Banking and Insurance Regulator of China to Guide Policy on Spurring Consumption

New efforts to bolster the real economy by boosting consumption has been launched by China Banking and Insurance Regulatory Commission (CBIRC)

The regulator said it will optimize consumer financial products and services to encourage consumption of durable goods, including new energy vehicles and eco-friendly home appliances, and promote the increase of consumption related to home purchasing, renting and furnishings.

On top of that, it will also provide credit support and insurance coverage to new types of consumption and service consumption.

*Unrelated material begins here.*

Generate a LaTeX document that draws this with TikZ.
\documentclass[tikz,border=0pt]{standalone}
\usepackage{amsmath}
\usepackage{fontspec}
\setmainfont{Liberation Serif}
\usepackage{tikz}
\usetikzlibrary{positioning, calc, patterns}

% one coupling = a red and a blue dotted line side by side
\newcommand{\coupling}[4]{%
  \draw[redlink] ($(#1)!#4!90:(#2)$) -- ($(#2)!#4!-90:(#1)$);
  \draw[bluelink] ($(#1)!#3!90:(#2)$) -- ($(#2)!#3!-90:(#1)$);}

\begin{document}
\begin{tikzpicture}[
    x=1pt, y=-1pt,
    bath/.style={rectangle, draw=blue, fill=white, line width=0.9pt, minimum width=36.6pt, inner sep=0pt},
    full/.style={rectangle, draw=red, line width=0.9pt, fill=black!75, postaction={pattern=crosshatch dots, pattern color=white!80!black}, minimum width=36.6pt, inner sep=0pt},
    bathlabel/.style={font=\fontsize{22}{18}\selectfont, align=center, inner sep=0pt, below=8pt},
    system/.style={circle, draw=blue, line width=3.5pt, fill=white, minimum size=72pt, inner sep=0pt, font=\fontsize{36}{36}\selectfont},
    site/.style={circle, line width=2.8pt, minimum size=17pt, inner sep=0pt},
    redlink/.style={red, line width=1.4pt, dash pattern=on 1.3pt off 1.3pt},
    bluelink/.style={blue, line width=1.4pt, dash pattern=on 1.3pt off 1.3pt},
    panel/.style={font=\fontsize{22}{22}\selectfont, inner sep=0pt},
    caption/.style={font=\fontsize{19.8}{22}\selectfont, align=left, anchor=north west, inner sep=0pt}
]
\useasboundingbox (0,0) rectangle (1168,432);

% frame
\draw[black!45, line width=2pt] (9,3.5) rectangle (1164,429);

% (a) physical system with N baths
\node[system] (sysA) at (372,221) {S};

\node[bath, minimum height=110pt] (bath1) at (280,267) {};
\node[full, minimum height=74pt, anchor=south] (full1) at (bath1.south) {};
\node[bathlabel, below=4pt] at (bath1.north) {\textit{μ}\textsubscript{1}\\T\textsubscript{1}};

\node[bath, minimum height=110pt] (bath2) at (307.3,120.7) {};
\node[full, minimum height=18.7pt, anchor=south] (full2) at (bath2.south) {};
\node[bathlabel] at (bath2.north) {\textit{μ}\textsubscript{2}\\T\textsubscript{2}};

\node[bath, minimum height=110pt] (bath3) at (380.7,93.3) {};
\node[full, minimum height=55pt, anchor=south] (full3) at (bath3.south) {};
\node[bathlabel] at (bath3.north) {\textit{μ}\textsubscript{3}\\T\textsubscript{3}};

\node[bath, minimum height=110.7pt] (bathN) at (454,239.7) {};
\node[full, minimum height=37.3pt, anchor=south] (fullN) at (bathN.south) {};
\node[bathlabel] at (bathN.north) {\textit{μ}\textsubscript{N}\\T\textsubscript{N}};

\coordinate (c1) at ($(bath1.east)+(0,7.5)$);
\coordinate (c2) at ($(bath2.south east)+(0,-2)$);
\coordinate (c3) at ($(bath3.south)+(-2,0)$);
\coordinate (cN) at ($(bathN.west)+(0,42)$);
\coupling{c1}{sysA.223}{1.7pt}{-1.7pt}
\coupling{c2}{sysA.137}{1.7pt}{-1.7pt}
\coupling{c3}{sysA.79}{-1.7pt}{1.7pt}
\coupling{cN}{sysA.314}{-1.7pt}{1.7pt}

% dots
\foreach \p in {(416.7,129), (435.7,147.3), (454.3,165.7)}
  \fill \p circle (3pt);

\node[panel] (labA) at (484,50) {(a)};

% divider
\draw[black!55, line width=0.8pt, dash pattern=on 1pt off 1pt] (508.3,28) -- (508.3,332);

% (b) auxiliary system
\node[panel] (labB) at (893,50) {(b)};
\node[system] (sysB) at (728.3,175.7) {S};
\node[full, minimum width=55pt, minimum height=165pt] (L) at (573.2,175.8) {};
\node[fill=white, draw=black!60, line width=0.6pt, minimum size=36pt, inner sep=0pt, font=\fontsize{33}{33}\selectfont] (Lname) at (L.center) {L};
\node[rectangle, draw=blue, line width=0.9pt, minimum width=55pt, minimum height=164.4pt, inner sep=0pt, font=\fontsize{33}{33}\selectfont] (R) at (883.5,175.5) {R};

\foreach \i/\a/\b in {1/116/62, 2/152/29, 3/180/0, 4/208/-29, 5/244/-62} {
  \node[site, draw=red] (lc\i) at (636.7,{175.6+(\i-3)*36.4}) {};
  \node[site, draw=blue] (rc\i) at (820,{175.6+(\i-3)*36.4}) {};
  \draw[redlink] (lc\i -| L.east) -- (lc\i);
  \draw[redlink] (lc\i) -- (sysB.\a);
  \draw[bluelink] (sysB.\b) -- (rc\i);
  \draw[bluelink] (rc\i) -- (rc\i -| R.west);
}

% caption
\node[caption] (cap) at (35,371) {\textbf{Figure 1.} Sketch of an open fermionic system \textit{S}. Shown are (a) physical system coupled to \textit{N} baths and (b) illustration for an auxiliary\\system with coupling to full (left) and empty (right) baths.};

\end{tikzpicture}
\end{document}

According to decisions made at a recent meeting of the CBIRC, financial policy would jive with its fiscal and social policies more proactively by giving priority to its support for consumption recovery and expansion.

To recap, the CBIRC announced on Dec 29 that it has proposed the first revision of the rules governing auto finance companies since 2008 to strengthen oversight of such companies and help boost auto-related consumption.

The regulator intends to allow car buyers to apply for financing for add-on products such as navigation equipment, charging piles and batteries after they have received auto loans.

It also intends to allow auto finance companies to provide dealers and vehicle after-sales service providers with loans to buy maintenance equipment and build auto showrooms.

CBIRC will encourage auto finance companies to enrich financial products and step up support for micro, small and medium-sized car dealers, auto sales service providers and car buyers to further boost the steady growth of auto consumption, according to the draft regulation.

“The lifting of COVID-19 restrictions in China will promote consumption recovery, which will also be driven by other factors like excessive savings and pent-up willingness to consume during the pandemic over the last three years,” Wang Jun, director of the China Chief Economist Forum said.

However, whether excessive savings will become a driver for a consumption rebound still remains to be seen.

Although the optimization of COVID-19 prevention and control measures is expected to spur consumption growth, continuous improvement of consumption will still rely on whether China can stabilize household income expectations and achieve recovery of consumer spending power.

In November, renminbi deposits in China increased by RMB2.95 trillion ($428.76 billion), an expansion of RMB1.81 trillion year-on-year. Among the total, household deposits rose by RMB2.25 trillion, the PBOC said.

“The huge increase of household deposits was caused by both short-term and long-term factors, including unstable employment and uncertainties brought by COVID-19 as well as China’s imperfect social security system,” Dong Ximiao, chief researcher at Merchants Union Consumer Finance Co. was quoted as saying.

“In order to better promote the development of the real economy, the government should face up to this phenomenon, take measures to guide rational expectations for improvement of household incomes, and increase people’s willingness and capacity to consume and invest,” Dong added.

The chief economist at Everbright Securities, Gao Ruidong also commented that China must strengthen efforts to ensure employment, which will help stabilize household income expectations.

“Given that the impact of COVID-19 on low-income groups is fairly large, policymakers should consider giving out consumption vouchers and increasing transfer payments to local governments to reverse the downturn in consumption,” Gao concluded.